Giovanna Gabrielli, il Fatto Quotidiano 28/6/2011, 28 giugno 2011
IL FATTO DI IERI - 28 GIUGNO 1940
Era il solo a possedere il carisma del suo capo. Il solo a insidiargli la popolarità e a sfidare la sua supremazia. Dicono che Mussolini, quando parlava di Italo Balbo non nascondesse irritazione per quella sua aria da moschettiere un po’ insolente e così poco cortigiana. Eppure Balbo, Quadrumviro della Rivoluzione, trasvolatore dell’Oceano, Maresciallo dell’Aria, era stato uno dei fascisti puri e duri della prim’ora, prima camicia nera nella marcia su Roma, temibile ras dello squadrismo ferrarese, mussoliniano di ferro agli esordi della dittatura. Uno di fegato, smarcatosi gradualmente dai fanatismi di regime, fino a diventare scomodo bastian contrario, inviso ai gerarchi per la sua inclinazione al dissenso e allo stesso Duce, geloso di quell’eroe azzurro, osannato per le sue epiche trasvolate nei cieli del mondo, e dunque puntualmente “esiliato” in Libia, governatore nel deserto.

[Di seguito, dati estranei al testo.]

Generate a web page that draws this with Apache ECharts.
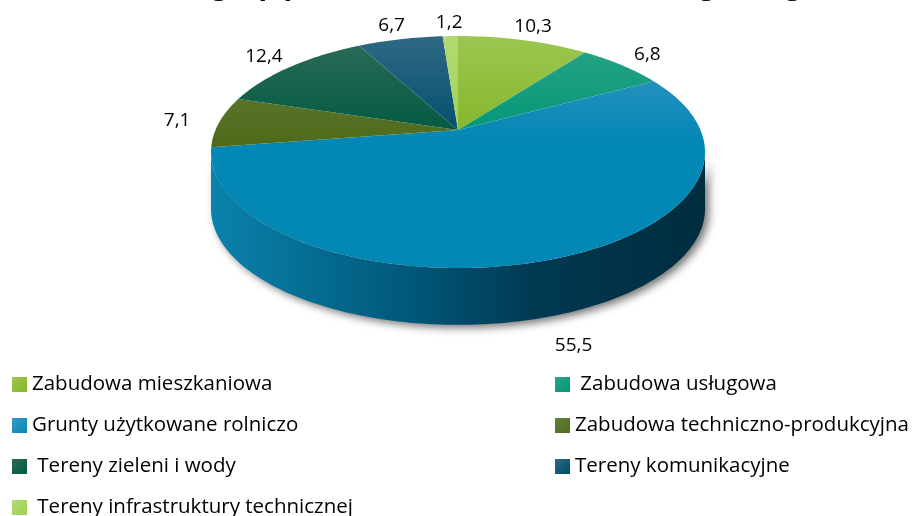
<!DOCTYPE html>
<html>
<head>
<meta charset="utf-8">
<script src="https://cdn.jsdelivr.net/npm/echarts@6/dist/echarts.min.js"></script>
<style>
  html, body { margin: 0; padding: 0; background: #fff; }
  #main { width: 916px; height: 516px; }
</style>
</head>
<body>
<div id="main"></div>
<script>
// dane
const chartTitle = 'Struktura grup przeznaczenia terenów według kategorii';
const categories = [
  'Zabudowa mieszkaniowa',
  ' Zabudowa usługowa',
  'Grunty użytkowane rolniczo',
  'Zabudowa techniczno-produkcyjna',
  ' Tereny zieleni i wody',
  'Tereny komunikacyjne',
  ' Tereny infrastruktury technicznej'
];
const values = [10.3, 6.8, 55.5, 7.1, 12.4, 6.7, 1.2];

// kolory: jasny (góra) i bazowy
const lightColors = ['#9cc650', '#2ba386', '#3c98c3', '#657f3c', '#2c6b57', '#2f6984', '#b4da74'];
const baseColors  = ['#84b628', '#009777', '#0387b5', '#4f6c1c', '#005942', '#004d6b', '#a0cf56'];

const chart = echarts.init(document.getElementById('main'));

// perspektywa (pochylenie tarczy)
const P = 0.19;
const K = Math.sqrt(1 - P * P);
const DEPTH = 0.49; // grubość w jednostkach osi y

const total = values.reduce((a, b) => a + b, 0);
const cum = [0];
values.forEach((v, i) => cum.push(cum[i] + v / total));

function proj(theta, r) {
  const X = r * Math.cos(theta), Y = r * Math.sin(theta);
  const z = 1 + P * Y;
  return [X / z * K, Y / z * (1 - P * P) + P];
}

const sideLo = -Math.PI + Math.asin(P);
const sideHi = -Math.asin(P);

function renderSlice(i) {
  return function (params, api) {
    const a0 = Math.PI / 2 - cum[i] * 2 * Math.PI;
    const a1 = Math.PI / 2 - cum[i + 1] * 2 * Math.PI;
    const children = [];
    const yTop = api.coord([0, 1])[1], yBot = api.coord([0, -1])[1];
    const xL = api.coord([-1, 0])[0], xR = api.coord([1, 0])[0];

    // ściana boczna
    const s0 = Math.min(a0, sideHi), s1 = Math.max(a1, sideLo);
    if (s0 > s1) {
      const n = Math.max(4, Math.ceil((s0 - s1) / 0.02));
      const up = [], down = [];
      for (let k = 0; k <= n; k++) {
        const t = s0 + (s1 - s0) * k / n;
        const p = proj(t, 1);
        up.push(api.coord(p));
        down.push(api.coord([p[0], p[1] - DEPTH]));
      }
      children.push({
        type: 'polygon',
        z2: 1,
        shape: { points: up.concat(down.reverse()) },
        style: {
          fill: new echarts.graphic.LinearGradient(xL, 0, xR, 0, [
            { offset: 0, color: '#0a82ac' },
            { offset: 0.4, color: '#00587a' },
            { offset: 0.65, color: '#003a52' },
            { offset: 1, color: '#002c3e' }
          ], true),
          shadowColor: 'rgba(0,0,0,0.55)',
          shadowBlur: 8,
          shadowOffsetX: 4,
          shadowOffsetY: 3
        }
      });
    }

    // wierzch
    const n = Math.max(4, Math.ceil((a0 - a1) / 0.02));
    const pts = [api.coord(proj(0, 0))];
    for (let k = 0; k <= n; k++) {
      pts.push(api.coord(proj(a0 + (a1 - a0) * k / n, 1)));
    }
    children.push({
      type: 'polygon',
      z2: 2,
      shape: { points: pts },
      style: {
        fill: new echarts.graphic.LinearGradient(0, yTop, 0, yBot, [
          { offset: 0, color: lightColors[i] },
          { offset: 0.45, color: baseColors[i] },
          { offset: 1, color: baseColors[i] }
        ], true)
      }
    });

    // etykieta wartości
    const mid = (a0 + a1) / 2;
    const lp = proj(mid, 1.18);
    if (Math.sin(mid) < -P) lp[1] -= DEPTH;
    const c = api.coord(lp);
    children.push({
      type: 'text',
      z2: 3,
      style: {
        text: String(values[i]).replace('.', ','),
        x: c[0],
        y: c[1],
        align: 'center',
        verticalAlign: 'middle',
        fill: '#000',
        fontSize: 19,
        fontFamily: 'Open Sans'
      }
    });
    return { type: 'group', children: children };
  };
}

const series = categories.map((name, i) => ({
  name: name,
  type: 'custom',
  coordinateSystem: 'cartesian2d',
  clip: false,
  silent: true,
  z: i === 2 ? 1 : 2,
  itemStyle: {
    color: new echarts.graphic.LinearGradient(0, 0, 1, 1, [
      { offset: 0, color: lightColors[i] },
      { offset: 1, color: baseColors[i] }
    ])
  },
  renderItem: renderSlice(i),
  data: [[0, 0]]
}));

const legendText = { fontSize: 20.5, fontFamily: 'Open Sans', color: '#000', lineHeight: 20 };

const option = {
  animation: false,
  title: {
    text: chartTitle,
    left: 'center',
    top: -33,
    textStyle: { fontSize: 28, fontWeight: 'bold', fontFamily: 'Open Sans', color: '#000' }
  },
  grid: { left: 211, top: 36, width: 494, height: 232 },
  xAxis: { type: 'value', min: -1, max: 1, show: false },
  yAxis: { type: 'value', min: -1, max: 1, show: false },
  legend: [
    {
      data: [categories[0], categories[2], categories[4], categories[6]],
      orient: 'vertical',
      left: 12, top: 374, height: 160, padding: 0,
      itemWidth: 15, itemHeight: 15, itemGap: 20,
      icon: 'rect',
      selectedMode: false,
      textStyle: legendText
    },
    {
      data: [categories[1], categories[3], categories[5]],
      orient: 'vertical',
      left: 555, top: 374, height: 160, padding: 0,
      itemWidth: 15, itemHeight: 15, itemGap: 20,
      icon: 'rect',
      selectedMode: false,
      textStyle: legendText
    }
  ],
  series: series
};

chart.setOption(option);
</script>
</body>
</html>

Una promozione sospetta che farà parlare di complotto o di attentato quando il 28 giugno ’40, nei cieli di Tobruk, l’apparecchio di Balbo, impegnato contro i trimotori della Raf, verrà abbattuto per errore dalla distratta contraerea italiana. Per l’“aquila del regime”, mito dell’aviazione, una fine comunque beffarda.